President Xi Jinping urged the Shanghai Cooperation Organization on Friday to focus more on fighting two major security issues in the region: religious extremism and cyberterrorism. [Special coverage]
Speaking at the 14th summit of the organization in Dushanbe, Tajikistan, Xi called for an agreement aimed at curbing extremism and a mechanism for tackling the scourge of cyberterrorism.
He also urged the organization's regional anti-terrorism agency to play a greater role in tackling drug trafficking and proposed it should establish a center to meet security challenges based on a new drug mission.
Observers said Xi's proposals came at a timely juncture because security concerns could increase in the region in the wake of the US troop withdrawal from Afghanistan by the end of 2014 and in light of the continuing turmoil in the Middle East.
The proposals, if realized, would improve the organization's capability to address members' shared security problems, which threaten to undermine their top priority of development, observers said.
Chen Yurong, a senior researcher at the China Institute of International Studies, said terrorist activities have obviously increased in the region and are likely to escalate if the Afghanistan-based groups penetrate into neighboring countries.
The spread of religious extremism through the Internet to the younger generation in other countries makes things worse, Chen said.
China was hit by a slew of terrorist attacks recently. At least 323 people have died in violence linked to the Xinjiang Uygur autonomous region, which borders Afghanistan, since April last year, when the unrest began to escalate, Xinhua reported.

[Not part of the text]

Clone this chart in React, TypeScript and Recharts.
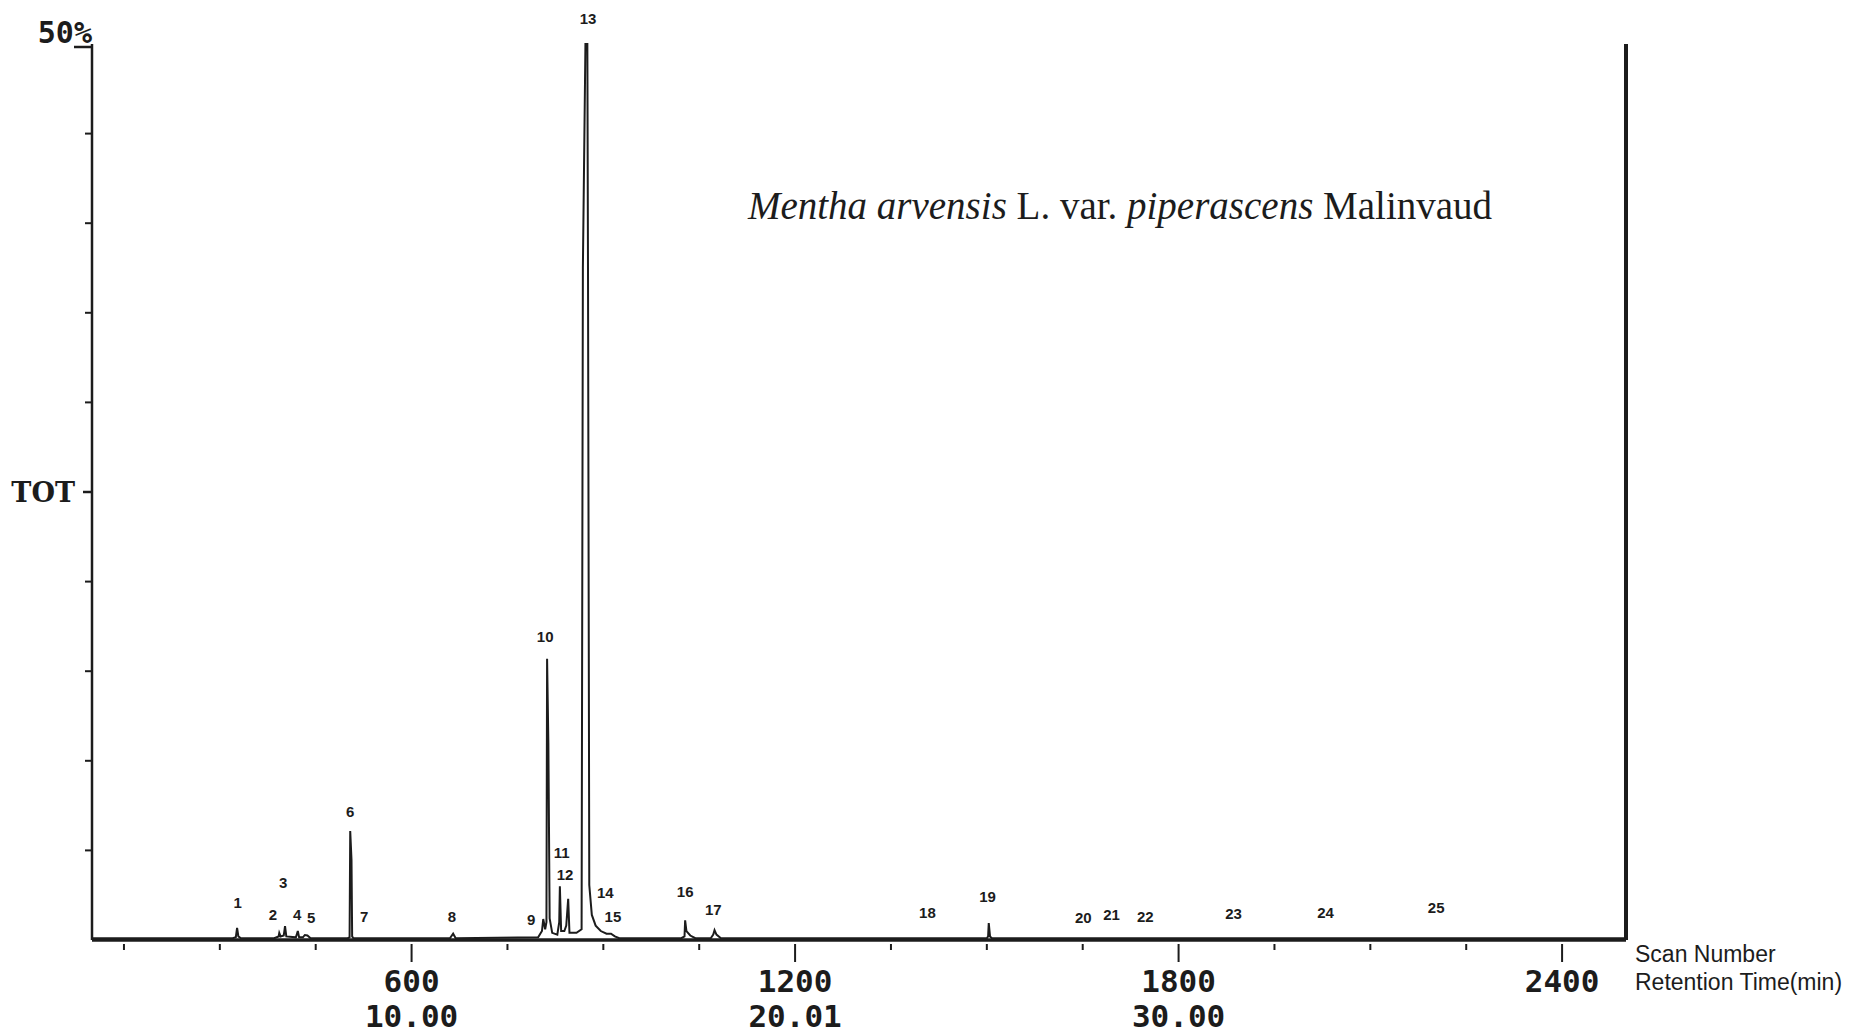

Wu Hongbin, former Chinese ambassador to Turkmenistan, said it is urgent for SCO members to pay more attention to drug control as opium poppy growth flourishes in Afghanistan.
"We have to cut the major source of funding for this region's terrorism groups, which is drug trafficking," said Wu. "China's Xinjiang and Central Asian countries, especially Tajikistan, are the victims when the world's largest opium producer sends its drugs out of the country."
Farmers in Afghanistan are producing more opium than ever, despite more than a decade of US forces in the country. In 2013, Afghanistan produced 5,500 tons of opium, up almost 50 percent from the previous year.
"Neither drug control nor anti-terrorism goals can be achieved in the short run, because the insurgent forces in Afghanistan are likely to bounce back after the withdrawal of US troops," Wu said. "SCO has to speed up cooperation within the group and with the other organizations before it is too late."
During his meeting with Xi on Friday, Kyrgyzstan's President Almazbek Atambayev voiced support for China's efforts to crack down on "East Turkistan" forces, the most direct terrorist threat to China. He said the country would strengthen cooperation with China.
According to a news release from the summit on Friday, leaders agreed to take measures to guarantee the safety of international information, and to fight terrorism, separatism, extremism, illegal drug trafficking and cross-border crimes.
They also voiced support for an Afghan-led and Afghan-owned reconciliation and reconstruction processes after the country held a presidential election in April that left both front-running candidates claiming victory.